The appeal, he explained, lies in the tenant mix and tenure. Tucker said one factor that’s particularly important is the weighted average lease duration — how long tenants have actually stayed rather than how long they’re obligated to. For investors, actual tenure is a better proxy for durability than credit ratings — longevity matters more than paper credit.
“The tenants tend not to relocate,” Tucker said. “It’s not so much focused on the credit of the tenants. But it’s more about the operational history and the business.”
Because these centers are made up of smaller, locally owned spaces — often 2,000 to 4,000 square feet — vacancies have a limited ripple effect. One 2,500-square-foot move-out is a reletting exercise, not a thesis-breaker.
“If you had a few of those that happen, it doesn’t impact the portfolio like the larger boxes do,” Tucker said.
The model provides stability, diversification and an opportunity to add value through better management and leasing. Simple fixes — better parking flow, lighting, signage, patio rights — often move the needle more than capex-heavy redevelopments.
Many of these assets have been held by local families for generations and are now coming to market. Tucker called it “a very fragmented industry from the standpoint of the strip centers,” describing a wave of owners no longer interested in owning and managing their assets or lacking succession plans. That churn has opened the door for well-capitalized operators to modernize tired properties without overspending on construction.
“Construction costs are starting to stabilize, but are much higher than pre-pandemic,” Margosian said. “It makes development returns very difficult and even poses challenges to re-tenanting spaces, especially large boxes.”
Data backs that up: only about 600,000 square feet delivered through the first half of 2025, and roughly 78 percent of projects were pre-leased before completion — clear evidence of developers’ caution and tenants’ commitment to physical retail.
Limited new supply, in turn, sustains rents for existing centers — keeping occupancy high and concessions modest in the best corridors.
Retail performance across categories reflects those same consumer habits. Margosian said “service and medtail seem to continue to be strong users,” while the rise of resale and consignment stores shows how younger buyers favor value and uniqueness over labels.
“We believe this trend will continue with Millennials, many of whom are motivated by experiences and unique items vs. ‘brand names,’” Margosian said.

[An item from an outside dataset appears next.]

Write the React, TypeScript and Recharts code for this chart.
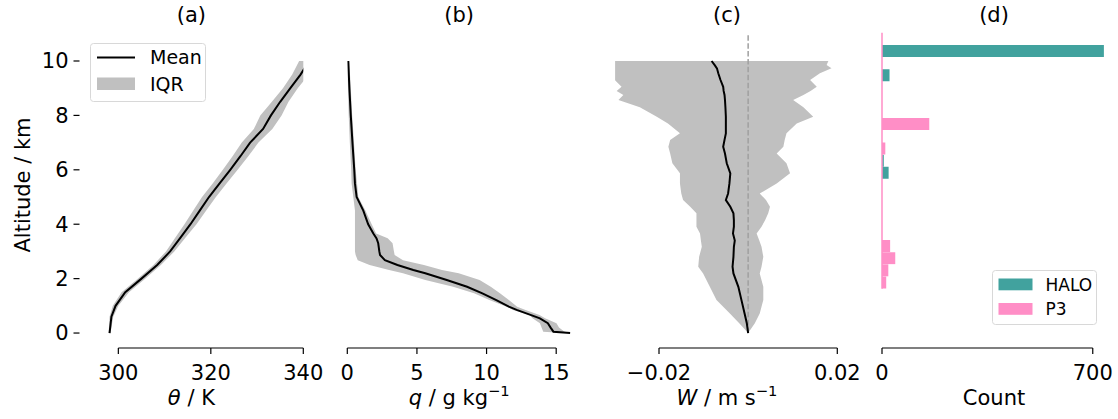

For Tucker, necessity retail isn’t just a short-term play — it’s a cornerstone of a long-term portfolio strategy. His firm’s past developments — District 1860 in Lincolnwood and The Henry in Skokie — combine multifamily living with essential retail, reflecting how urban convenience now drives suburban design.
“We see it as an exciting place to be,” Tucker said. “It’s one of the pieces of our puzzle that we think is important, and we’re focusing on it.”
As JLL notes, the market is trending toward equilibrium as supply stays muted and occupier demand remains steady — a setup that rewards patient ownership and hands-on leasing. Despite persistent narratives about the city’s fiscal challenges, both leaders share a pragmatic optimism rooted in experience.
“The reality of Chicago vs. the perception will continue to provide opportunities for people who really know the market,” Margosian said. “Chicago remains a major metropolitan center where people want to live, work and play.”
And in that reality, the humble strip center looks less like yesterday’s format and more like tomorrow’s cash flow.